North Ayrshire Council confirms plans for Lochshore regeneration project



Work on the construction of the Garnock Visitor and Community Hub which forms part of a major regeneration project at Lochshore will begin next spring, North Ayrshire Council has confirmed.

Image courtesy of Nathan Cunningham

Lochshore has been earmarked as a key site in the council’s Community Wealth Building plans and the necessary £3.6 million funding for construction of the new hub has been secured thanks to contributions from the Scottish Government’s Regeneration Capital Grant Fund, Nuclear Decommissioning Authority, Scottish Enterprise, Sport Scotland and Land Trust.

The first phase of the wider site development will also begin next year and it is hoped that the new Visitor and Community Hub to the south of the loch will act as a facilitator of increased activity at the site. The Collective Architecture-designed facility is expected to be ready and open by May 2022.

The council also confirmed it will also take ownership of the wider site, currently owned by Scottish Enterprise, and use already-available monies from the Scottish Government’s Vacant and Derelict Land Fund to create paths and play areas, as well as tree planting and habitat improvements.

Leisure and walking routes are planned around Kilbirnie Loch, incorporating heritage interpretation and play. While access to the site will be enhanced through new active travel routes connecting to and through the site to Kilbirnie, Beith, Garnock Community Campus and Glengarnock station. The first of which (a direct connection to Kilbirnie) will be constructed in 2021 with funding awarded by Sustrans.
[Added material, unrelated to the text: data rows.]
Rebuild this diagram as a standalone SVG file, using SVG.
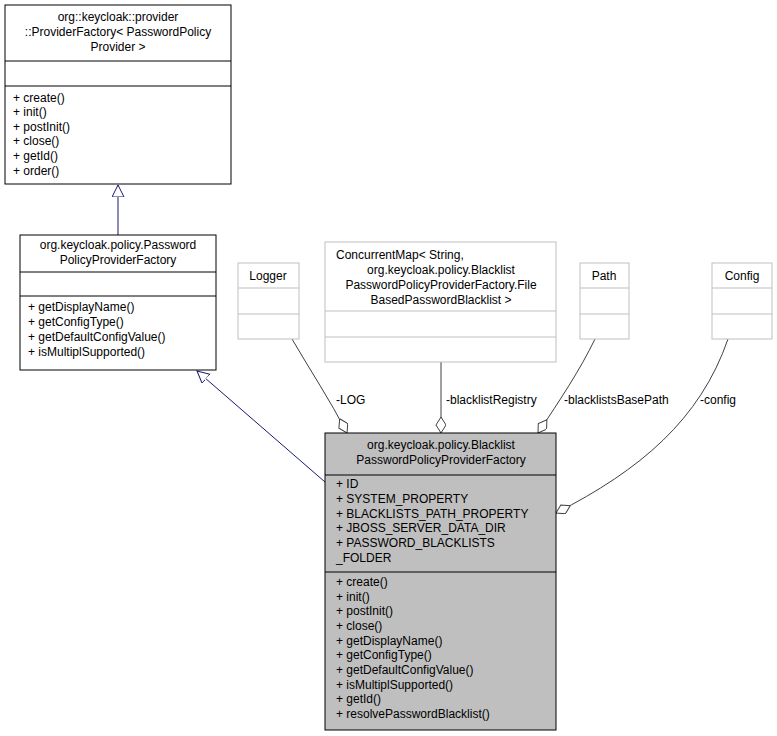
<svg xmlns="http://www.w3.org/2000/svg" width="777" height="736" viewBox="0 0 777 736">
<style>
text{font-family:"Liberation Sans",Arial,sans-serif;font-size:12px;fill:#000}
.c{text-anchor:middle}
.b{fill:#fff;stroke:#000;stroke-width:1}
.g{fill:#fff;stroke:#bfbfbf;stroke-width:1}
.m{fill:#bfbfbf;stroke:#000;stroke-width:1}
.inh{fill:none;stroke:#191970;stroke-width:1}
.agg{fill:none;stroke:#404040;stroke-width:1}
</style>
<defs>
<marker id="tri" markerWidth="14" markerHeight="14" refX="12" refY="6" orient="auto" markerUnits="userSpaceOnUse"><path d="M0,0 L12,6 L0,12 Z" fill="#fff" stroke="#191970"/></marker>
<marker id="dia" markerWidth="18" markerHeight="12" refX="16" refY="5" orient="auto" markerUnits="userSpaceOnUse"><path d="M0,5 L8,0 L16,5 L8,10 Z" fill="#fff" stroke="#404040"/></marker>
</defs>
<g id="connectors">
<path class="inh" d="M118,235 L118,185" marker-end="url(#tri)"/>
<path class="inh" d="M325,482 L197,371" marker-end="url(#tri)"/>
<path class="agg" d="M292,339 C310,370 330,400 347,433" marker-end="url(#dia)"/>
<text x="336" y="404">-LOG</text>
<path class="agg" d="M441,362 L441,433" marker-end="url(#dia)"/>
<text x="446" y="404">-blacklistRegistry</text>
<path class="agg" d="M595,339 C580,370 560,400 538,433" marker-end="url(#dia)"/>
<text x="564" y="404">-blacklistsBasePath</text>
<path class="agg" d="M728,339 C700,420 640,470 556,513" marker-end="url(#dia)"/>
<text x="700" y="404">-config</text>
</g>
<g id="ProviderFactory">
<rect class="b" x="5" y="5" width="226" height="179"/>
<line x1="5" y1="61" x2="231" y2="61" stroke="#000"/>
<line x1="5" y1="86" x2="231" y2="86" stroke="#000"/>
<text class="c" x="118" y="21">org::keycloak::provider</text>
<text class="c" x="118" y="36">::ProviderFactory&lt; PasswordPolicy</text>
<text class="c" x="118" y="51">Provider &gt;</text>
<text x="13" y="102">+ create()</text>
<text x="13" y="116">+ init()</text>
<text x="13" y="131">+ postInit()</text>
<text x="13" y="145">+ close()</text>
<text x="13" y="160">+ getId()</text>
<text x="13" y="175">+ order()</text>
</g>
<g id="PasswordPolicyProviderFactory">
<rect class="b" x="20" y="235" width="196" height="135"/>
<line x1="20" y1="272" x2="216" y2="272" stroke="#000"/>
<line x1="20" y1="296" x2="216" y2="296" stroke="#000"/>
<text class="c" x="118" y="249">org.keycloak.policy.Password</text>
<text class="c" x="118" y="264">PolicyProviderFactory</text>
<text x="28" y="311">+ getDisplayName()</text>
<text x="28" y="326">+ getConfigType()</text>
<text x="28" y="341">+ getDefaultConfigValue()</text>
<text x="28" y="356">+ isMultiplSupported()</text>
</g>
<g id="Logger">
<rect class="g" x="238" y="263" width="61" height="76"/>
<line x1="238" y1="288" x2="299" y2="288" stroke="#bfbfbf"/>
<line x1="238" y1="314" x2="299" y2="314" stroke="#bfbfbf"/>
<text class="c" x="268" y="280">Logger</text>
</g>
<g id="ConcurrentMap">
<rect class="g" x="325" y="242" width="231" height="120"/>
<line x1="325" y1="311" x2="556" y2="311" stroke="#bfbfbf"/>
<line x1="325" y1="337" x2="556" y2="337" stroke="#bfbfbf"/>
<text x="336" y="259">ConcurrentMap&lt; String,</text>
<text class="c" x="441" y="274">org.keycloak.policy.Blacklist</text>
<text class="c" x="441" y="289">PasswordPolicyProviderFactory.File</text>
<text class="c" x="441" y="304">BasedPasswordBlacklist &gt;</text>
</g>
<g id="Path">
<rect class="g" x="580" y="263" width="49" height="76"/>
<line x1="580" y1="288" x2="629" y2="288" stroke="#bfbfbf"/>
<line x1="580" y1="314" x2="629" y2="314" stroke="#bfbfbf"/>
<text class="c" x="604" y="280">Path</text>
</g>
<g id="Config">
<rect class="g" x="712" y="263" width="60" height="76"/>
<line x1="712" y1="288" x2="772" y2="288" stroke="#bfbfbf"/>
<line x1="712" y1="314" x2="772" y2="314" stroke="#bfbfbf"/>
<text class="c" x="742" y="280">Config</text>
</g>
<g id="BlacklistPasswordPolicyProviderFactory">
<rect class="m" x="325" y="433" width="231" height="297"/>
<line x1="325" y1="475" x2="556" y2="475" stroke="#000"/>
<line x1="325" y1="572" x2="556" y2="572" stroke="#000"/>
<text class="c" x="441" y="449">org.keycloak.policy.Blacklist</text>
<text class="c" x="441" y="464">PasswordPolicyProviderFactory</text>
<text x="336" y="488">+ ID</text>
<text x="336" y="503">+ SYSTEM_PROPERTY</text>
<text x="336" y="518">+ BLACKLISTS_PATH_PROPERTY</text>
<text x="336" y="532">+ JBOSS_SERVER_DATA_DIR</text>
<text x="336" y="547">+ PASSWORD_BLACKLISTS</text>
<text x="336" y="562">_FOLDER</text>
<text x="336" y="586">+ create()</text>
<text x="336" y="601">+ init()</text>
<text x="336" y="615">+ postInit()</text>
<text x="336" y="630">+ close()</text>
<text x="336" y="645">+ getDisplayName()</text>
<text x="336" y="659">+ getConfigType()</text>
<text x="336" y="674">+ getDefaultConfigValue()</text>
<text x="336" y="689">+ isMultiplSupported()</text>
<text x="336" y="703">+ getId()</text>
<text x="336" y="718">+ resolvePasswordBlacklist()</text>
</g>
</svg>
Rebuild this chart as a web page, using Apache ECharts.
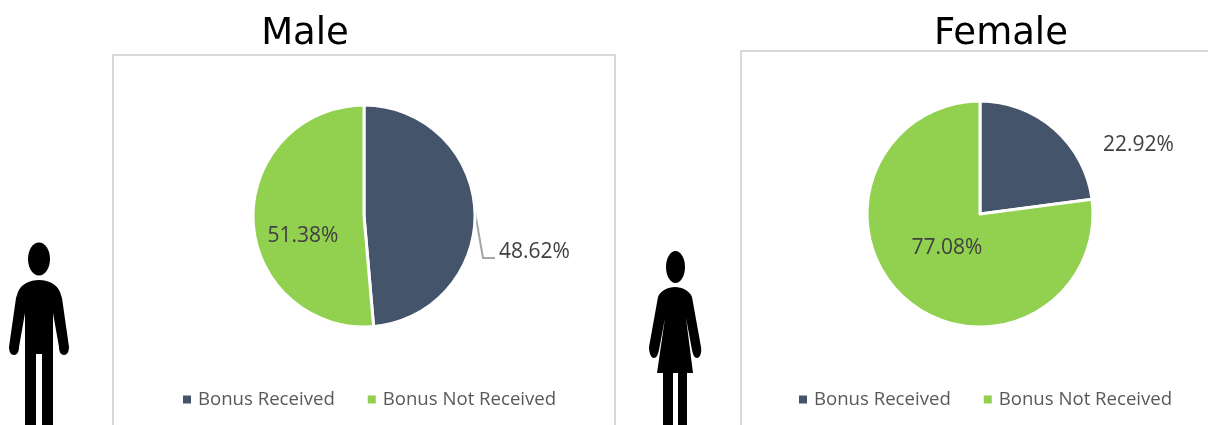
<!DOCTYPE html>
<html>
<head>
<meta charset="utf-8">
<title>Bonus by gender</title>
<script src="https://cdn.jsdelivr.net/npm/echarts@6/dist/echarts.min.js"></script>
<style>
    html, body { margin: 0; padding: 0; background: #fff; overflow: hidden; }
    #chart { width: 1208px; height: 425px; }
</style>
</head>
<body>
<div id="chart"></div>
<script>
const categories = ['Bonus Received', 'Bonus Not Received'];
const maleValues = [48.62, 51.38];
const femaleValues = [22.92, 77.08];
const colors = ['#44546a', '#92d050'];

const chart = echarts.init(document.getElementById('chart'), null, { renderer: 'canvas' });

const LABEL_FONT = '"Open Sans", "Noto Sans", sans-serif';

// silhouettes next to each panel
const manPath = 'M39 280 C30 280 21 284 18 292 L16 298 L9 347 C9 352 11 355 14 355 C17 355 19 352 19 347 L25 313 L25 425 L36 425 L36 354 L42 354 L42 425 L53 425 L53 313 L59 347 C59 352 61 355 64 355 C67 355 69 352 69 347 L62 298 L60 292 C57 284 48 280 39 280 Z';
const womanPath = 'M675 287 C668 287 660 291 658 297 L649 347 C649 353 651 358 654 358 C657 358 658 354 659 350 L665 318 L657 373 L663 373 L663 425 L673 425 L673 373 L678 373 L678 425 L687 425 L687 373 L693 373 L686 318 L692 350 C693 354 694 358 697 358 C700 358 702 353 701 347 L692 297 C690 291 682 287 675 287 Z';
echarts.graphic.registerShape('manBody', echarts.graphic.extendPath(manPath, {}));
echarts.graphic.registerShape('womanBody', echarts.graphic.extendPath(womanPath, {}));

function pieSeries(values, center, radius, labelSpots) {
    return {
        type: 'pie',
        center: center,
        radius: radius,
        startAngle: 90,
        clockwise: true,
        animation: false,
        silent: true,
        itemStyle: { borderColor: '#fff', borderWidth: 3 },
        label: {
            show: true,
            position: 'outside',
            color: '#404040',
            fontFamily: LABEL_FONT,
            fontSize: 21,
            formatter: p => p.value.toFixed(2) + '%'
        },
        labelLine: { show: false },
        labelLayout: params => ({
            x: labelSpots[params.dataIndex][0],
            y: labelSpots[params.dataIndex][1],
            align: 'center',
            verticalAlign: 'middle'
        }),
        data: values.map((v, i) => ({
            name: categories[i],
            value: v,
            itemStyle: { color: colors[i] }
        }))
    };
}

function legendAt(left) {
    return {
        left: left,
        top: 390,
        padding: 0,
        icon: 'rect',
        itemWidth: 10,
        itemHeight: 10,
        itemGap: 31,
        selectedMode: false,
        textStyle: {
            color: '#595959',
            fontFamily: LABEL_FONT,
            fontSize: 18.6,
            padding: [0, 0, 0, 1]
        },
        data: categories
    };
}

function titleAt(text, left) {
    return {
        text: text,
        left: left,
        top: 29,
        textAlign: 'center',
        textVerticalAlign: 'middle',
        textStyle: { fontFamily: '"DejaVu Sans", sans-serif', fontSize: 37, fontWeight: 'normal', color: '#000' }
    };
}

function frame(x, y, w, h) {
    return {
        type: 'rect',
        shape: { x: x, y: y, width: w, height: h },
        style: { fill: '#fff', stroke: '#d9d9d9', lineWidth: 2 },
        z: -1
    };
}

chart.setOption({
    animation: false,
    title: [titleAt('Male', 300), titleAt('Female', 996)],
    legend: [legendAt(181), legendAt(797)],
    graphic: [
        frame(113, 55, 502, 390),
        frame(741, 51, 490, 394),
        { type: 'ellipse', shape: { cx: 39, cy: 259, rx: 11, ry: 16.5 }, style: { fill: '#000' } },
        { type: 'manBody', style: { fill: '#000' } },
        { type: 'ellipse', shape: { cx: 675.5, cy: 267, rx: 9.5, ry: 16 }, style: { fill: '#000' } },
        { type: 'womanBody', style: { fill: '#000' } },
        { type: 'polyline', shape: { points: [[475, 212], [483, 258], [495, 258]] }, style: { fill: 'none', stroke: '#a6a6a6', lineWidth: 2 } }
    ],
    series: [
        pieSeries(maleValues, [364, 216], 111, [[534.5, 252], [303, 236]]),
        pieSeries(femaleValues, [980, 214], 113, [[1138.5, 145], [947, 248]])
    ]
});
</script>
</body>
</html>
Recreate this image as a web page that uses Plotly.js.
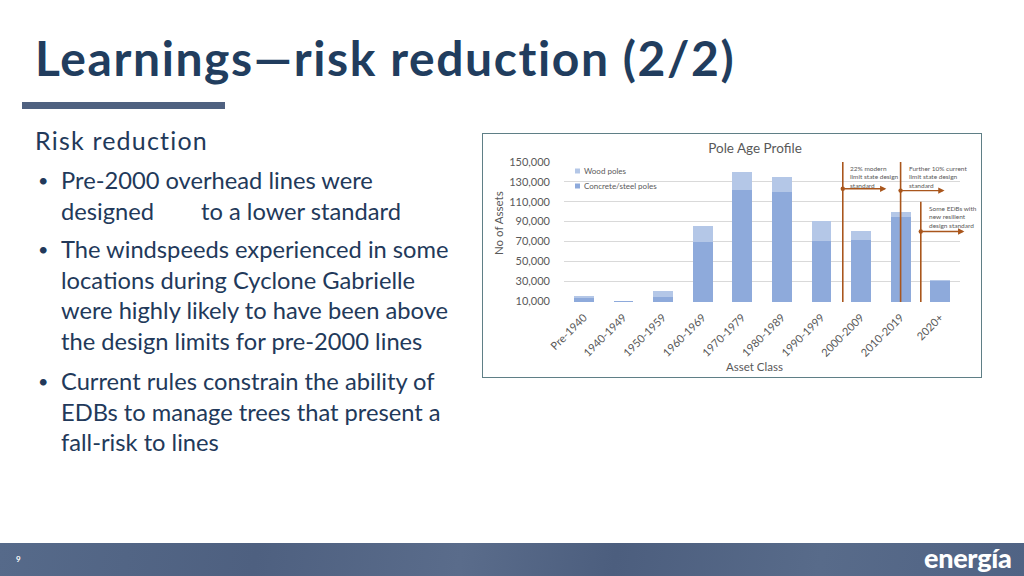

It is hoped that around 100 jobs could be created directly and indirectly as a result of investment in the site.

Councillor Joe Cullinane, leader of North Ayrshire Council and cabinet member for Community Wealth Building, said: “We are excited to be confirming details of our plans for Lochshore. It allows us to put our Community Wealth Building vision into practice.

“We are using our land and assets to build something substantial for the community. At Lochshore there will be the opportunity for the community to take ownership of or lease parts of the site, for initiatives such as community food growing or community woodland. There is also the potential for community-led delivery of affordable housing through the establishment of a community land trust.

“We are also creating jobs. We expect around 12 to be employed in the hub and we will again use our Community Wealth Building principles during the construction phase which will create jobs for local people.

“We are also working with one of our anchor organisations – Scottish Enterprise – to secure the land that will allow us to think big with our plans.

“There is also the positive knock-on effect for the wider community as we move forward with the long-term vision.”

David Wallace, stakeholder lead for the Nuclear Decommissioning Authority in Scotland, said: “This is such an exciting project to be involved with.  What impressed us was its links to any future industrial development that helps build a sustainable future for local communities long after Hunterston A site has closed. It’s also a great example of true partnership working, and the ability of the local council to leverage funding from a wide range of sources for the benefit of local people.”

Mark Newlands, head of partnerships at Scottish Enterprise, said: “We are delighted to be working on the Lochshore project which will create some exciting opportunities for the local area and demonstrate a wider commitment to Community Wealth Building.”

The council also hopes to use ring-fenced funding from its ‘New Green Deal’ to plant hundreds of new trees on-site during the first phase.